● SET EXERCISE
The line holding "0.0128, 0.0046, 0.0030];" is the last one to output; start at the first line of the data, keep every line in between exactly, and leave out pictures.

------------------------------------------------------------

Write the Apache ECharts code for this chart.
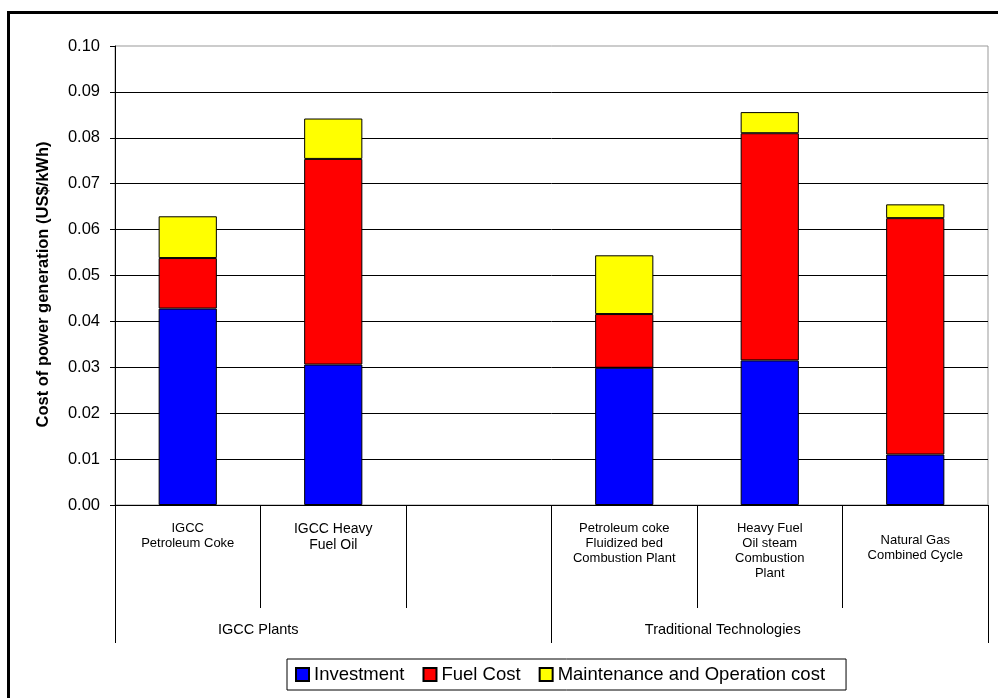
<!DOCTYPE html>
<html>
<head>
<meta charset="utf-8">
<script src="https://cdn.jsdelivr.net/npm/echarts@6/dist/echarts.min.js"></script>
<style>
  html, body { margin: 0; padding: 0; background: #fff; }
  #chart { width: 998px; height: 698px; }
</style>
</head>
<body>
<div id="chart"></div>
<script>
// categories (third slot is an empty gap in the original)
var plants = ['IGCC\nPetroleum Coke', 'IGCC Heavy\nFuel Oil', '',
  'Petroleum coke\nFluidized bed\nCombustion Plant',
  'Heavy Fuel\nOil steam\nCombustion\nPlant',
  'Natural Gas\nCombined Cycle'];
var groups = ['IGCC Plants', 'Traditional Technologies'];

// cost components, US$/kWh
var investment  = [0.0428, 0.0306, null, 0.0299, 0.0315, 0.0110];
var fuelCost    = [0.0110, 0.0448, null, 0.0117, 0.0495, 0.0515];
var maintenance = [0.0091, 0.0088, null, 0.0128, 0.0046, 0.0030];

var font = "'Liberation Sans', Arial, sans-serif";

function stackBar(name, data, color) {
  return {
    name: name,
    type: 'bar',
    stack: 'cost',
    barWidth: '40%',
    data: data,
    itemStyle: { color: color, borderColor: '#000', borderWidth: 1 }
  };
}

var option = {
  animation: false,
  textStyle: { fontFamily: font, color: '#000' },
  grid: {
    left: 115, right: 10, top: 46, bottom: 193,
    show: true, borderColor: '#999', borderWidth: 1
  },
  graphic: [{
    type: 'rect',
    shape: { x: 8.5, y: 12.5, width: 1000, height: 700 },
    style: { fill: 'none', stroke: '#000', lineWidth: 3 },
    silent: true
  }],
  legend: {
    left: 287, top: 659,
    padding: [6, 21, 6, 8],
    borderColor: '#000', borderWidth: 1,
    itemWidth: 13, itemHeight: 13, itemGap: 18,
    icon: 'rect',
    textStyle: { fontSize: 18.5, color: '#000', fontFamily: font }
  },
  xAxis: [{
    type: 'category',
    data: plants,
    axisLine: { show: true, lineStyle: { color: '#000' } },
    axisTick: { show: true, interval: 0, length: 103, lineStyle: { color: '#000' } },
    axisLabel: {
      interval: 0, margin: 16, verticalAlign: 'top',
      fontSize: 13, lineHeight: 15, color: '#000',
      formatter: function (v, i) {
        if (i === 1) return v.split('\n').map(function (s) { return '{big|' + s + '}'; }).join('\n');
        if (i === 5) return '{sp| }\n' + v;
        return v;
      },
      rich: {
        big: { fontSize: 14, lineHeight: 16, color: '#000' },
        sp: { fontSize: 10, lineHeight: 12 }
      }
    }
  }, {
    type: 'category',
    position: 'bottom',
    data: groups,
    axisLine: { show: false },
    axisTick: { show: true, interval: 0, length: 138, lineStyle: { color: '#000' } },
    axisLabel: {
      interval: 0, margin: 117, verticalAlign: 'top',
      fontSize: 14.5, color: '#000',
      formatter: function (v, i) { return i === 0 ? '{a|' + v + '}' : '{b|' + v + '}'; },
      rich: {
        a: { fontSize: 14.5, padding: [0, 150, 0, 0], color: '#000' },
        b: { fontSize: 14.5, padding: [0, 94, 0, 0], color: '#000' }
      }
    }
  }],
  yAxis: {
    type: 'value',
    min: 0, max: 0.1, interval: 0.01,
    name: 'Cost of power generation (US$/kWh)',
    nameLocation: 'middle',
    nameGap: 63,
    nameTextStyle: { fontSize: 16.5, fontWeight: 'bold', color: '#000', padding: [0, 18, 0, 0] },
    axisLine: { show: true, lineStyle: { color: '#000' } },
    axisTick: { show: true, length: 5, lineStyle: { color: '#000' } },
    axisLabel: {
      margin: 15, fontSize: 16.5, color: '#000',
      formatter: function (v) { return v.toFixed(2); }
    },
    splitLine: { show: true, showMaxLine: false, lineStyle: { color: '#000', width: 1 } }
  },
  series: [
    stackBar('Investment', investment, '#0000ff'),
    stackBar('Fuel Cost', fuelCost, '#ff0000'),
    stackBar('Maintenance and Operation cost', maintenance, '#ffff00')
  ]
};

var myChart = echarts.init(document.getElementById('chart'));
myChart.setOption(option);
</script>
</body>
</html>
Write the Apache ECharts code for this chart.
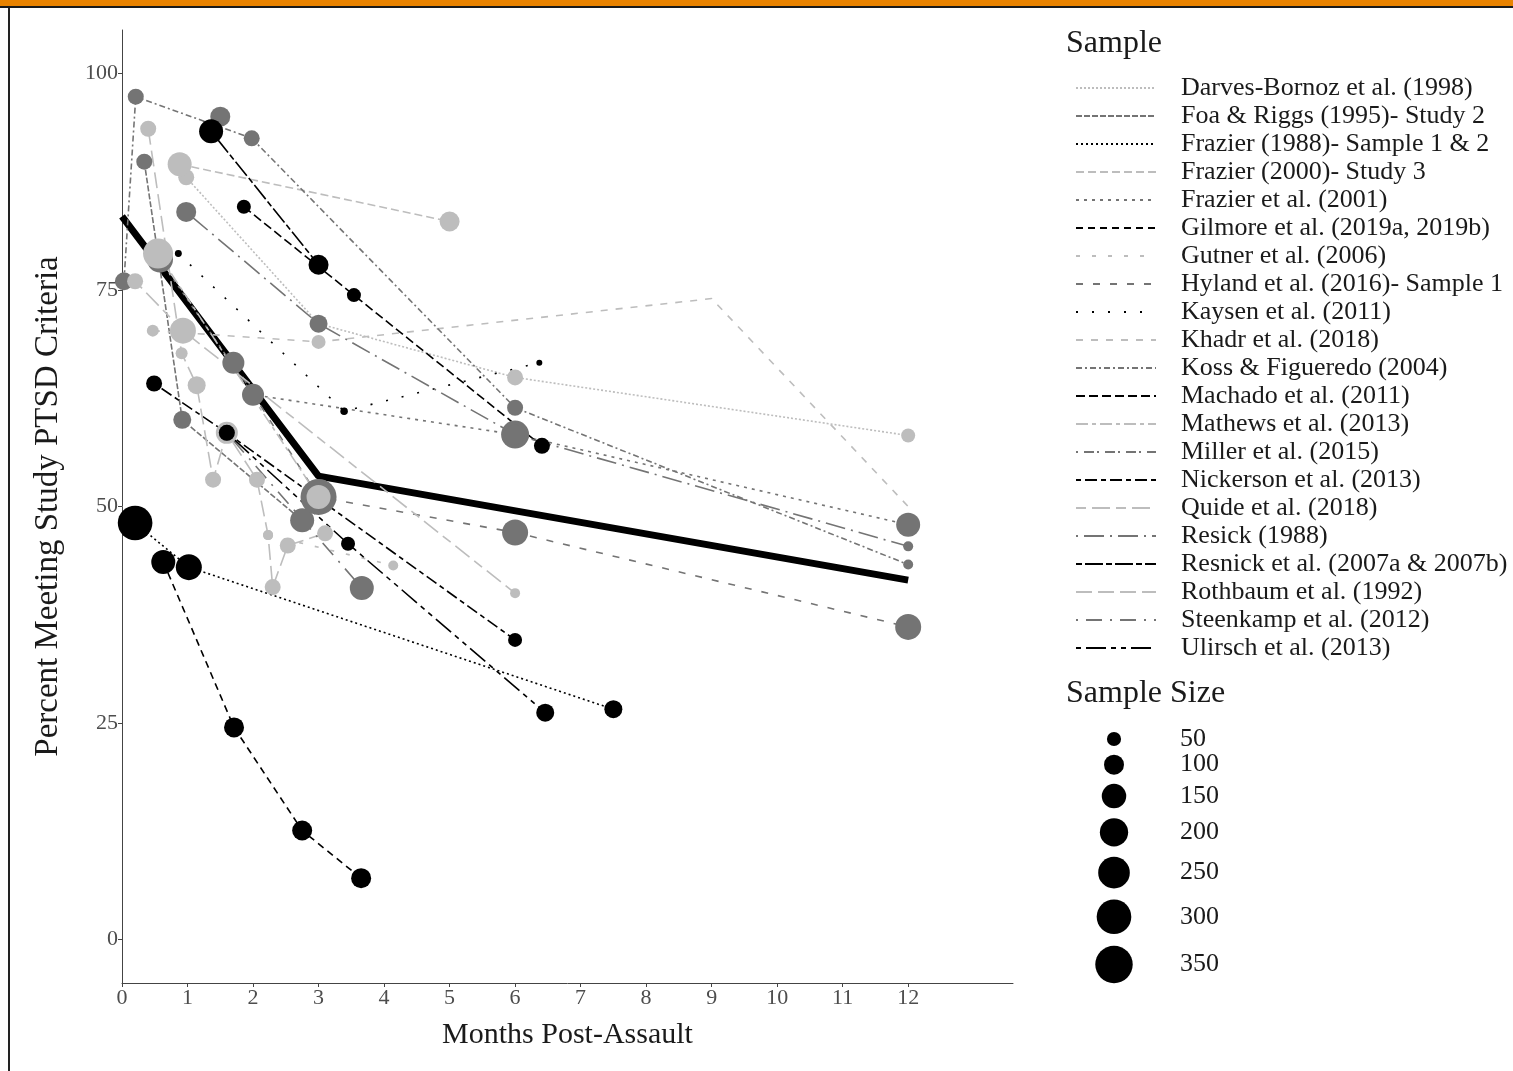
<!DOCTYPE html>
<html>
<head>
<meta charset="utf-8">
<script src="https://cdn.jsdelivr.net/npm/echarts@6/dist/echarts.min.js"></script>
<style>
html,body{margin:0;padding:0;background:#fff;}
#chart{width:1513px;height:1071px;}
</style>
</head>
<body>
<div id="chart"></div>
<script>
// ---------- DATA: [month, percent meeting PTSD criteria, sample size] ----------
const studies = [
  "Darves-Bornoz et al. (1998)", "Foa & Riggs (1995)- Study 2", "Frazier (1988)- Sample 1 & 2",
  "Frazier (2000)- Study 3", "Frazier et al. (2001)", "Gilmore et al. (2019a, 2019b)",
  "Gutner et al. (2006)", "Hyland et al. (2016)- Sample 1", "Kaysen et al. (2011)",
  "Khadr et al. (2018)", "Koss & Figueredo (2004)", "Machado et al. (2011)",
  "Mathews et al. (2013)", "Miller et al. (2015)", "Nickerson et al. (2013)",
  "Quide et al. (2018)", "Resick (1988)", "Resnick et al. (2007a & 2007b)",
  "Rothbaum et al. (1992)", "Steenkamp et al. (2012)", "Ulirsch et al. (2013)"
];
const darvesBornoz1998 = [[0.98,88,64],[3,71.1,49],[6,64.9,64],[12,58.2,49]];
const foaRiggs1995     = [[0.34,89.8,64],[0.92,60,81],[2.75,48.4,144]];
const frazier1988      = [[0.2,48.1,300],[1.02,43,169],[7.5,26.6,81]];
const frazier2000      = [[0.88,89.5,144],[5,82.9,100]];
const frazier2001      = [[0.58,78.5,169],[2,62.9,121],[6,58.3,196],[12,47.9,144]];
const gilmore2019      = [[0.63,43.6,144],[1.71,24.5,100],[2.75,12.6,100],[3.65,7.1,100]];
const gutner2006       = [[2.23,46.7,25],[4.14,43.2,25]];
const hyland2016       = [[1.7,66.6,121],[3,51.1,324],[6,47,169],[12,36.1,169]];
const kaysen2011       = [[0.86,79.2,12],[3.39,61,14],[6.37,66.6,9]];
const khadr2018        = [[0.47,70.3,36],[3,69,49],[9,74,0],[12,50,0]];
const koss2004         = [[0.03,76,81],[0.21,97.3,64],[1.98,92.5,64],[6,61.4,64],[12,43.3,25]];
const machado2011      = [[1.86,84.6,49],[3.54,74.4,49],[6.41,57,64]];
const mathews2013      = [[0.55,79.2,225],[3,51.1,144]];
const miller2015       = [[1.5,95,100]];
const nickerson2013    = [[0.49,64.2,64],[1.6,58.5,64],[6,34.6,49]];
const quide2018        = [[0.2,76,64],[0.93,70.3,169],[6,40,25]];
const resick1988       = [[0.98,84,100],[3,71.1,81],[6,58.3,100],[12,45.4,25]];
const resnick2007      = [[1.36,93.3,144],[3,77.9,100]];
const rothbaum1992     = [[0.4,93.6,64],[0.91,67.7,36],[1.14,64,81],[1.39,53.1,64],[1.6,58.5,121],[2.06,53.1,64],[2.23,46.7,25],[2.3,40.7,64],[2.53,45.5,64],[3.1,46.9,64]];
const steenkamp2012    = [[1.6,58.5,64],[3.66,40.6,144]];
const ulirsch2013      = [[1.6,58.5,64],[3.45,45.7,49],[6.46,26.2,81]];

const overallMonths  = [0, 3, 12];
const overallPercent = [83.5, 53.5, 41.5];

const xTicks = [0,1,2,3,4,5,6,7,8,9,10,11,12];
const yTicks = [0,25,50,75,100];
const sizeLegendValues = [50,100,150,200,250,300,350];

// ---------- STYLES ----------
const studyData = [darvesBornoz1998, foaRiggs1995, frazier1988, frazier2000, frazier2001, gilmore2019,
  gutner2006, hyland2016, kaysen2011, khadr2018, koss2004, machado2011, mathews2013, miller2015,
  nickerson2013, quide2018, resick1988, resnick2007, rothbaum1992, steenkamp2012, ulirsch2013];
const shades = ['#bdbdbd', '#747474', '#000000'];
const dashes = [
  [2,2],[6,2],[2,3],[8,4],[3,5],[7,5],[4,12],[7,10],[2,14],[7,8],
  [6,3,2,3],[9,4],[12,4,4,4],[2,6,10,3],[5,4,12,4],[10,6,18,6],[2,6,20,6],[6,3,18,3],[16,6],[2,8,16,8],[5,5,20,5,5,5]
];
const FONT = '"Liberation Serif", "Times New Roman", serif';
const sz = n => 2 * Math.sqrt(n);

const series = [{
  type: 'line', name: 'Overall', silent: true, symbol: 'none', z: 2,
  data: overallMonths.map((m, i) => [m, overallPercent[i]]),
  lineStyle: { color: '#000', width: 7 }
}];
studies.forEach((name, i) => {
  const col = shades[i % 3];
  series.push({
    type: 'line', name, silent: true, symbol: 'none', z: 3,
    data: studyData[i].map(p => ({
      value: [p[0], p[1]],
      symbol: p[2] > 0 ? 'circle' : 'none',
      symbolSize: p[2] > 0 ? sz(p[2]) : 0
    })),
    lineStyle: { color: col, width: 1.6, type: dashes[i] },
    itemStyle: { color: col }
  });
});

// size legend built from values
const sizeGraphics = [];
let y = 739;
sizeLegendValues.forEach((v, i) => {
  const r = Math.sqrt(v);
  if (i > 0) y += Math.sqrt(sizeLegendValues[i-1]) + r + 8 + i * 0.6;
  sizeGraphics.push({ type: 'circle', shape: { cx: 1114, cy: y, r: r }, style: { fill: '#000' } });
  sizeGraphics.push({ type: 'text', x: 1180, y: y, style: { text: String(v), font: '26px ' + FONT, fill: '#1a1a1a', verticalAlign: 'middle' } });
});

const chart = echarts.init(document.getElementById('chart'), null, { renderer: 'canvas' });
chart.setOption({
  animation: false,
  backgroundColor: '#ffffff',
  title: [
    { text: 'Sample', left: 1066, top: 28, padding: 0, textStyle: { fontFamily: FONT, fontSize: 32, fontWeight: 'normal', color: '#1a1a1a' } },
    { text: 'Sample Size', left: 1066, top: 678, padding: 0, textStyle: { fontFamily: FONT, fontSize: 32, fontWeight: 'normal', color: '#1a1a1a' } }
  ],
  legend: {
    data: studies, orient: 'vertical', left: 1075, top: 74, padding: 0,
    itemWidth: 80, itemHeight: 12, itemGap: 0, selectedMode: false,
    itemStyle: { opacity: 0 },
    textStyle: { fontFamily: FONT, fontSize: 26, color: '#1a1a1a', lineHeight: 28, padding: [0,0,0,20] }
  },
  grid: { left: 122, right: 500, top: 30, bottom: 88, containLabel: false },
  xAxis: {
    type: 'value', min: 0, max: 13.6,
    splitLine: { show: false },
    axisLine: { onZero: false, lineStyle: { color: '#444', width: 1 } },
    axisTick: { show: true, length: 4, customValues: xTicks, lineStyle: { color: '#444' } },
    axisLabel: { customValues: xTicks, fontFamily: FONT, fontSize: 22, color: '#4d4d4d', margin: 4 },
    name: 'Months Post-Assault', nameLocation: 'middle', nameGap: 37,
    nameTextStyle: { fontFamily: FONT, fontSize: 30, color: '#1a1a1a' }
  },
  yAxis: {
    type: 'value', min: -5, max: 105,
    splitLine: { show: false },
    axisLine: { show: true, onZero: false, lineStyle: { color: '#444', width: 1 } },
    axisTick: { show: true, length: 4, customValues: yTicks, lineStyle: { color: '#444' } },
    axisLabel: { customValues: yTicks, fontFamily: FONT, fontSize: 22, color: '#4d4d4d', margin: 4 },
    name: 'Percent Meeting Study PTSD Criteria', nameLocation: 'middle', nameGap: 57,
    nameTextStyle: { fontFamily: FONT, fontSize: 33, color: '#1a1a1a' }
  },
  graphic: [
    { type: 'rect', shape: { x: 0, y: 0, width: 1513, height: 6 }, style: { fill: '#e98300' } },
    { type: 'rect', shape: { x: 0, y: 6, width: 1513, height: 2 }, style: { fill: '#1a1a1a' } },
    { type: 'rect', shape: { x: 8, y: 8, width: 2, height: 1063 }, style: { fill: '#222' } }
  ].concat(sizeGraphics),
  series: series
});
</script>
</body>
</html>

------------------------------------------------------------

● RESPONSE
Write the Apache ECharts code for this chart.
<!DOCTYPE html>
<html>
<head>
<meta charset="utf-8">
<script src="https://cdn.jsdelivr.net/npm/echarts@6/dist/echarts.min.js"></script>
<style>
  html, body { margin: 0; padding: 0; background: #fff; }
  #chart { width: 998px; height: 698px; }
</style>
</head>
<body>
<div id="chart"></div>
<script>
// categories (third slot is an empty gap in the original)
var plants = ['IGCC\nPetroleum Coke', 'IGCC Heavy\nFuel Oil', '',
  'Petroleum coke\nFluidized bed\nCombustion Plant',
  'Heavy Fuel\nOil steam\nCombustion\nPlant',
  'Natural Gas\nCombined Cycle'];
var groups = ['IGCC Plants', 'Traditional Technologies'];

// cost components, US$/kWh
var investment  = [0.0428, 0.0306, null, 0.0299, 0.0315, 0.0110];
var fuelCost    = [0.0110, 0.0448, null, 0.0117, 0.0495, 0.0515];
var maintenance = [0.0091, 0.0088, null, 0.0128, 0.0046, 0.0030];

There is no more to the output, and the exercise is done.